→ Directions:
Every line below should be copied exactly; drop the pictures.

→ Data block:

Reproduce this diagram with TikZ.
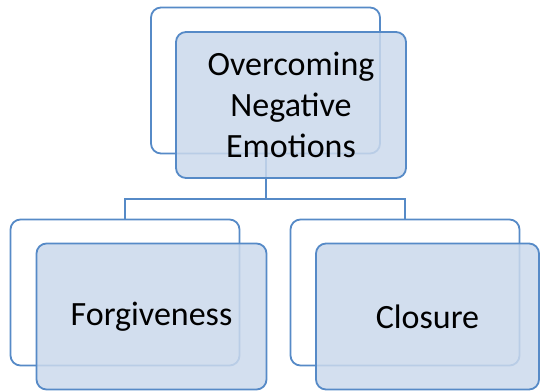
\documentclass[tikz,border=0pt]{standalone}
\usepackage{fontspec}
\setmainfont{Carlito}
\usepackage{tikz}
\usetikzlibrary{calc}

\definecolor{boxLine}{RGB}{86,138,199}
\definecolor{boxFill}{RGB}{203,217,236}

\begin{document}
\begin{tikzpicture}[
		x=1bp, y=-1bp,
		link/.style={draw=boxLine, line width=2bp},
		every node/.style={color=black},
		]
		\tikzset{
			backBox/.style={rectangle, rounded corners=10bp, draw=boxLine, line width=1.8bp, fill=white, minimum width=229bp, minimum height=146bp, inner sep=0pt},
			frontBox/.style={rectangle, rounded corners=10bp, draw=boxLine, line width=1.8bp, fill=boxFill, fill opacity=.85, text opacity=1, minimum width=230bp, minimum height=146bp, inner sep=0pt, align=center, font=\fontsize{34bp}{41bp}\selectfont},
		}
		\useasboundingbox (0,0) rectangle (541,390);
		
		% back cards
		\node[backBox] (topBack) at (265.5,80.5) {};
		\node[backBox] (leftBack) at (125,292.5) {};
		\node[backBox] (rightBack) at (405,292.5) {};
		
		% tree lines
		\draw[link] (topBack.south) -- ++(0,45) coordinate (split) -| (leftBack.north);
		\draw[link] (split) -| (rightBack.north);
		
		% front cards
		\node[frontBox] (emotions) at (291,105) {Overcoming\\Negative\\Emotions};
		\node[frontBox] (forgive) at (151.5,316.5) {Forgiveness};
		\node[frontBox, minimum width=223bp] (closure) at (427.5,316.5) {Closure};
	\end{tikzpicture}
\end{document}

→ Full response:
Reproduce this diagram with TikZ.
\documentclass[tikz,border=0pt]{standalone}
\usepackage{fontspec}
\setmainfont{Carlito}
\usepackage{tikz}
\usetikzlibrary{calc}

\definecolor{boxLine}{RGB}{86,138,199}
\definecolor{boxFill}{RGB}{203,217,236}

\begin{document}
\begin{tikzpicture}[
		x=1bp, y=-1bp,
		link/.style={draw=boxLine, line width=2bp},
		every node/.style={color=black},
		]
		\tikzset{
			backBox/.style={rectangle, rounded corners=10bp, draw=boxLine, line width=1.8bp, fill=white, minimum width=229bp, minimum height=146bp, inner sep=0pt},
			frontBox/.style={rectangle, rounded corners=10bp, draw=boxLine, line width=1.8bp, fill=boxFill, fill opacity=.85, text opacity=1, minimum width=230bp, minimum height=146bp, inner sep=0pt, align=center, font=\fontsize{34bp}{41bp}\selectfont},
		}
		\useasboundingbox (0,0) rectangle (541,390);
		
		% back cards
		\node[backBox] (topBack) at (265.5,80.5) {};
		\node[backBox] (leftBack) at (125,292.5) {};
		\node[backBox] (rightBack) at (405,292.5) {};
		
		% tree lines
		\draw[link] (topBack.south) -- ++(0,45) coordinate (split) -| (leftBack.north);
		\draw[link] (split) -| (rightBack.north);
		
		% front cards
		\node[frontBox] (emotions) at (291,105) {Overcoming\\Negative\\Emotions};
		\node[frontBox] (forgive) at (151.5,316.5) {Forgiveness};
		\node[frontBox, minimum width=223bp] (closure) at (427.5,316.5) {Closure};
	\end{tikzpicture}
\end{document}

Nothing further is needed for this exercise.